Rows from a dataset of charts and code —
+ + +

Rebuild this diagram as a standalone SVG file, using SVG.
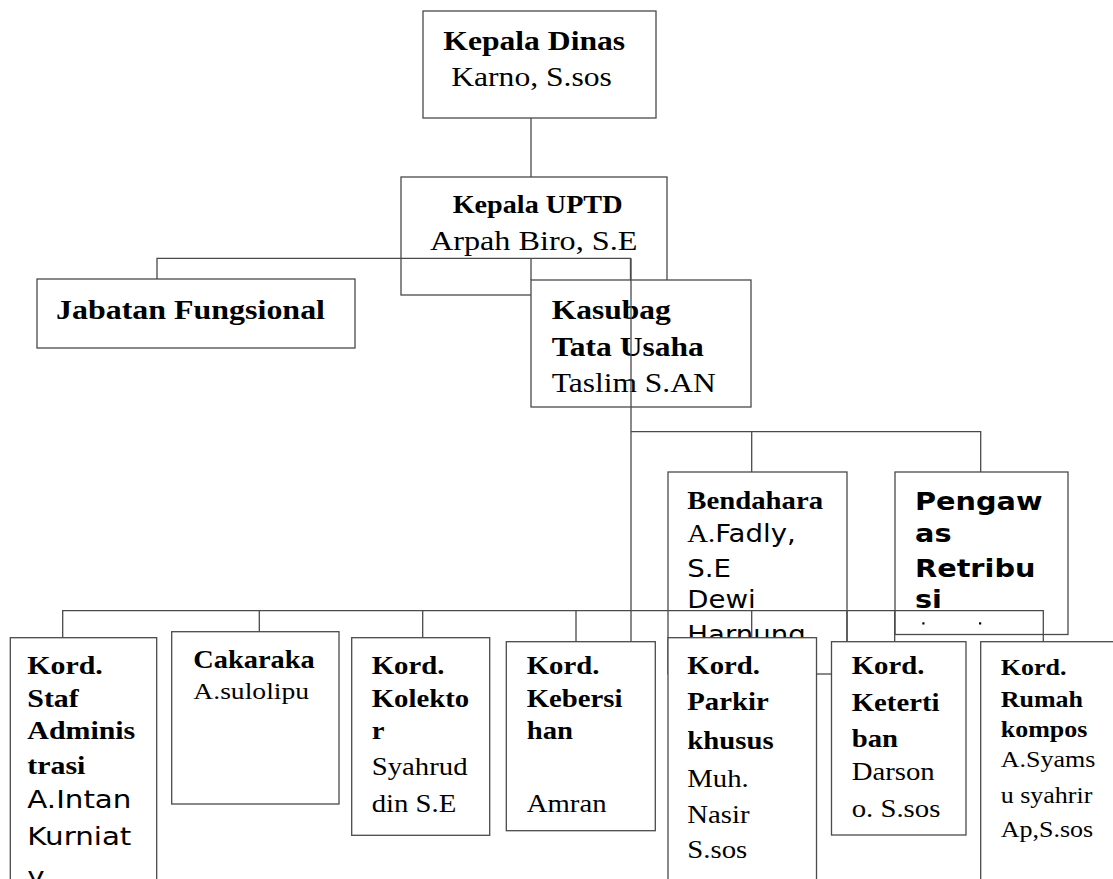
<svg xmlns="http://www.w3.org/2000/svg" width="1113" height="879" viewBox="0 0 1113 879">
<style>
.box{fill:#fff;stroke:#4a4a4a;stroke-width:1.3}
.ln{fill:none;stroke:#4a4a4a;stroke-width:1.3}
.b{font-family:"Liberation Serif","Times New Roman",serif;font-weight:bold;fill:#000}
.r{font-family:"Liberation Serif","Times New Roman",serif;fill:#000}
.d{font-family:"DejaVu Sans",sans-serif;fill:#000}
.db{font-family:"DejaVu Sans",sans-serif;font-weight:bold;fill:#000}
</style>
<defs>
<clipPath id="clipPeng"><rect x="895" y="472" width="172" height="139"/></clipPath>
</defs>
<rect width="1113" height="879" fill="#fff"/>

<g id="kepala-dinas">
<rect class="box" x="423" y="11" width="233" height="107"/>
<text transform="matrix(1.15 0 0 1 443.3 0)"><tspan class="b" x="0" y="50" font-size="27.5">Kepala Dinas</tspan><tspan class="r" x="0" y="86" font-size="27.5"> Karno, S.sos</tspan></text>
</g>

<g id="kepala-uptd">
<rect class="box" x="401" y="177" width="266" height="118"/>
<text transform="matrix(1.15 0 0 1 452.7 0)" class="b" font-size="24.5" y="213.3">Kepala UPTD</text>
<text transform="matrix(1.15 0 0 1 430 0)" class="r" font-size="28" y="250">Arpah Biro, S.E</text>
</g>

<g id="jabatan-fungsional">
<rect class="box" x="37" y="279" width="318" height="69"/>
<text transform="matrix(1.15 0 0 1 56 0)" class="b" font-size="27.8" y="319.3">Jabatan Fungsional</text>
</g>

<g id="kasubag">
<rect class="box" x="531" y="280" width="220" height="127"/>
<text transform="matrix(1.15 0 0 1 551.7 0)" font-size="27.4"><tspan class="b" x="0" y="319.3">Kasubag</tspan><tspan class="b" x="0" y="356">Tata Usaha</tspan><tspan class="r" x="0" y="391.7">Taslim S.AN</tspan></text>
</g>

<g id="bendahara">
<rect class="box" x="668" y="472" width="179" height="202"/>
<text transform="matrix(1.15 0 0 1 687.3 0)"><tspan class="b" x="0" y="509.3" font-size="25">Bendahara</tspan><tspan class="r" x="0" y="541.7" font-size="25">A.</tspan><tspan class="d" font-size="24">Fadly,</tspan><tspan class="d" x="0" y="576.7" font-size="24">S.E</tspan><tspan class="d" x="0" y="608.3" font-size="24">Dewi</tspan><tspan class="d" x="0" y="643" font-size="24">Harnung,</tspan></text>
</g>

<g id="pengawas">
<rect class="box" x="895" y="472" width="173" height="162.5"/>
<g clip-path="url(#clipPeng)">
<text transform="matrix(1.15 0 0 1 915 0)" class="db" font-size="25"><tspan x="0" y="510">Pengaw</tspan><tspan x="0" y="541.7">as</tspan><tspan x="0" y="577.3">Retribu</tspan><tspan x="0" y="608.5">si</tspan></text>
</g>
<rect x="922.3" y="622.3" width="2.2" height="2.2" fill="#000"/>
<rect x="979" y="622.3" width="2.2" height="2.2" fill="#000"/>
</g>

<g id="kord-staf">
<rect class="box" x="10.3" y="637.7" width="146.4" height="250"/>
<text transform="matrix(1.15 0 0 1 27.3 0)"><tspan class="b" font-size="26" x="0" y="674">Kord.</tspan><tspan class="b" font-size="26" x="0" y="707.3">Staf</tspan><tspan class="b" font-size="26" x="0" y="739.3">Adminis</tspan><tspan class="b" font-size="26" x="0" y="774">trasi</tspan><tspan class="d" font-size="25.5" x="0" y="808.3">A.Intan</tspan><tspan class="d" font-size="25.5" x="0" y="845">Kurniat</tspan><tspan class="d" font-size="25.5" x="0" y="885">y</tspan></text>
</g>

<g id="cakaraka">
<rect class="box" x="171.7" y="631.7" width="167.3" height="172.3"/>
<text transform="matrix(1.15 0 0 1 193.3 0)"><tspan class="b" font-size="24.7" x="0" y="668.3">Cakaraka</tspan><tspan class="r" font-size="24" x="0" y="699.3">A.sulolipu</tspan></text>
</g>

<g id="kord-kolektor">
<rect class="box" x="351.7" y="637.7" width="138" height="197.6"/>
<text transform="matrix(1.15 0 0 1 371.7 0)" font-size="25"><tspan class="b" x="0" y="674">Kord.</tspan><tspan class="b" x="0" y="707.3">Kolekto</tspan><tspan class="b" x="0" y="739.3">r</tspan><tspan class="r" x="0" y="775">Syahrud</tspan><tspan class="r" x="0" y="811.7">din S.E</tspan></text>
</g>

<g id="kord-kebersihan">
<rect class="box" x="506.3" y="641.7" width="149" height="189"/>
<text transform="matrix(1.15 0 0 1 526.7 0)" font-size="25"><tspan class="b" x="0" y="674">Kord.</tspan><tspan class="b" x="0" y="707.3">Kebersi</tspan><tspan class="b" x="0" y="739.3">han</tspan><tspan class="r" x="0" y="811.7">Amran</tspan></text>
</g>

<g id="kord-parkir">
<rect class="box" x="668" y="637.7" width="148.5" height="250"/>
<text transform="matrix(1.15 0 0 1 687.3 0)" font-size="25"><tspan class="b" x="0" y="674">Kord.</tspan><tspan class="b" x="0" y="710">Parkir</tspan><tspan class="b" x="0" y="749.3">khusus</tspan><tspan class="r" x="0" y="786.7">Muh.</tspan><tspan class="r" x="0" y="822.7">Nasir</tspan><tspan class="r" x="0" y="858.3">S.sos</tspan></text>
</g>

<g id="kord-ketertiban">
<rect class="box" x="831.5" y="641.7" width="134.5" height="193.3"/>
<text transform="matrix(1.15 0 0 1 851.7 0)" font-size="25"><tspan class="b" x="0" y="674">Kord.</tspan><tspan class="b" x="0" y="710.7">Keterti</tspan><tspan class="b" x="0" y="746.7">ban</tspan><tspan class="r" x="0" y="780">Darson</tspan><tspan class="r" x="0" y="816.7">o. S.sos</tspan></text>
</g>

<g id="kord-rumah-kompos">
<rect class="box" x="980.7" y="641.7" width="160" height="250"/>
<text transform="matrix(1.15 0 0 1 1000.7 0)" font-size="22.6"><tspan class="b" x="0" y="675">Kord.</tspan><tspan class="b" x="0" y="706.7">Rumah</tspan><tspan class="b" x="0" y="737.3">kompos</tspan><tspan class="r" x="0" y="766.7">A.Syams</tspan><tspan class="r" x="0" y="802.7">u syahrir</tspan><tspan class="r" x="0" y="837.3">Ap,S.sos</tspan></text>
</g>

<g id="connectors">
<path class="ln" d="M531 118V177"/>
<path class="ln" d="M157 279V258.3H630.5V280M531 258.3V280"/>
<path class="ln" d="M631 258.3V641.7"/>
<path class="ln" d="M631 431.7H980.7V472M751.7 431.7V472"/>
<path class="ln" d="M62.7 637.7V610.7H1043.3V641.7"/>
<path class="ln" d="M259.3 610.7V631.7M422.7 610.7V637.7M576 610.7V641.7M751.7 610.7V637.7M847 610.7V641.7M894.7 610.7V641.7"/>
</g>
</svg>
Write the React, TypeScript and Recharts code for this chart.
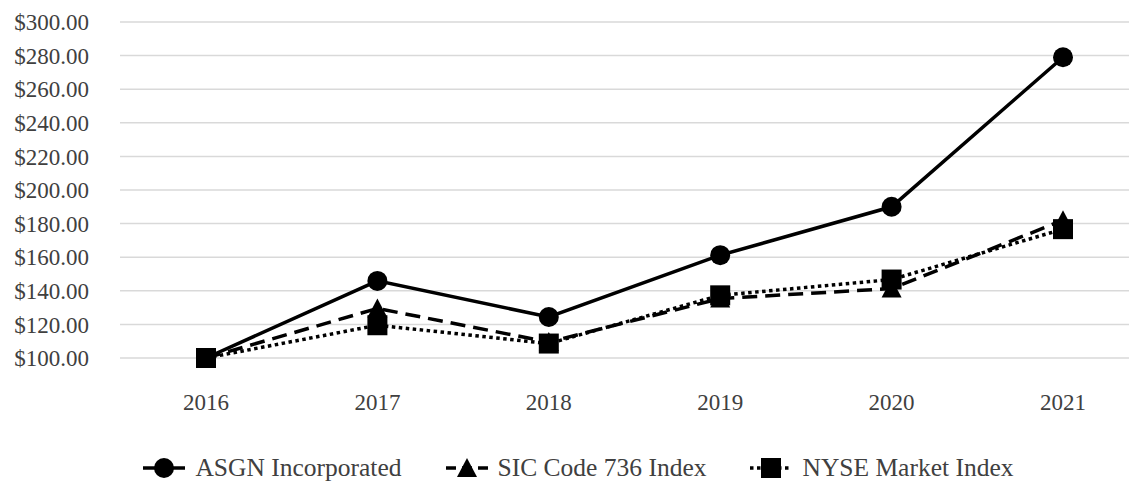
import React from 'react';
import { LineChart, Line, XAxis, YAxis, CartesianGrid, Legend } from 'recharts';

const years = ['2016', '2017', '2018', '2019', '2020', '2021'];
const asgnValues = [100, 145.9, 124.4, 161.2, 190, 279];
const sicValues = [100, 129.5, 109.5, 135.4, 141.3, 182];
const nyseValues = [100, 119.5, 108.6, 137.3, 146.7, 176.7];
const yTicks = [100, 120, 140, 160, 180, 200, 220, 240, 260, 280, 300];
const seriesNames = ['ASGN Incorporated', 'SIC Code 736 Index', 'NYSE Market Index'];

const data = years.map((y, i) => ({
  year: y,
  asgn: asgnValues[i],
  sic: sicValues[i],
  nyse: nyseValues[i],
}));

const FONT = '"Liberation Serif", "Times New Roman", serif';
const TEXT = '#404040';

const Triangle = (props: any) => {
  const { cx, cy, index } = props;
  if (cx == null || cy == null) return <g key={`t-${index}`} />;
  return (
    <path
      key={`t-${index}`}
      d={`M${cx},${cy - 10} L${cx + 10},${cy + 9} L${cx - 10},${cy + 9} Z`}
      fill="#000"
    />
  );
};

const Square = (props: any) => {
  const { cx, cy, index } = props;
  if (cx == null || cy == null) return <g key={`s-${index}`} />;
  return <rect key={`s-${index}`} x={cx - 10} y={cy - 10} width={20} height={20} fill="#000" />;
};

const LegendIcon = ({ kind }: { kind: number }) => (
  <svg width={42} height={22} style={{ display: 'block' }}>
    {kind === 0 && <line x1={0} y1={11} x2={42} y2={11} stroke="#000" strokeWidth={3.5} />}
    {kind === 1 && <line x1={0} y1={11} x2={42} y2={11} stroke="#000" strokeWidth={3.5} strokeDasharray="10 6" />}
    {kind === 2 && <line x1={0} y1={11} x2={42} y2={11} stroke="#000" strokeWidth={3.5} strokeDasharray="3.5 3.5" />}
    {kind === 0 && <circle cx={21} cy={11} r={10} fill="#000" />}
    {kind === 1 && <path d="M21,1 L31,20 L11,20 Z" fill="#000" />}
    {kind === 2 && <rect x={11} y={1} width={20} height={20} fill="#000" />}
  </svg>
);

const renderLegend = () => (
  <div
    style={{
      display: 'flex',
      justifyContent: 'center',
      alignItems: 'center',
      height: 30,
      fontFamily: FONT,
      fontSize: 25.5,
      color: TEXT,
    }}
  >
    {seriesNames.map((name, i) => (
      <div
        key={name}
        style={{ display: 'flex', alignItems: 'center', marginRight: i < seriesNames.length - 1 ? 44 : 0 }}
      >
        <LegendIcon kind={i} />
        <span style={{ marginLeft: 10, whiteSpace: 'nowrap' }}>{name}</span>
      </div>
    ))}
  </div>
);

export default function App() {
  return (
    <div style={{ width: 1129, overflow: 'hidden' }}>
      <LineChart
        width={1141}
        height={475}
        data={data}
        margin={{ top: 14, right: 0, bottom: 0, left: 0 }}
      >
        <CartesianGrid vertical={false} stroke="#d9d9d9" strokeWidth={1.5} />
        <XAxis
          dataKey="year"
          axisLine={false}
          tickLine={false}
          height={95}
          tickMargin={30}
          padding={{ left: 86, right: 86 }}
          tick={{ fill: TEXT, fontSize: 23, fontFamily: FONT }}
        />
        <YAxis
          domain={[100, 300]}
          ticks={yTicks}
          axisLine={false}
          tickLine={false}
          width={112}
          tickMargin={25}
          interval={0}
          tickFormatter={(v: number) => `$${v.toFixed(2)}`}
          tick={{ fill: TEXT, fontSize: 23, fontFamily: FONT }}
        />
        <Legend verticalAlign="bottom" content={renderLegend} />
        <Line
          dataKey="asgn"
          name={seriesNames[0]}
          stroke="#000"
          strokeWidth={3.5}
          dot={{ r: 10, fill: '#000', stroke: '#000', strokeWidth: 0 }}
          isAnimationActive={false}
        />
        <Line
          dataKey="sic"
          name={seriesNames[1]}
          stroke="#000"
          strokeWidth={3.5}
          strokeDasharray="15 8"
          dot={Triangle}
          isAnimationActive={false}
        />
        <Line
          dataKey="nyse"
          name={seriesNames[2]}
          stroke="#000"
          strokeWidth={3.5}
          strokeDasharray="3.5 3.5"
          dot={Square}
          isAnimationActive={false}
        />
      </LineChart>
    </div>
  );
}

+ + +

AIM OF THE EXERCISE —
Using the records given above, list every line that includes the word "this".

FULL RESPONSE —
Rebuild this diagram as a standalone SVG file, using SVG.
Write the React, TypeScript and Recharts code for this chart.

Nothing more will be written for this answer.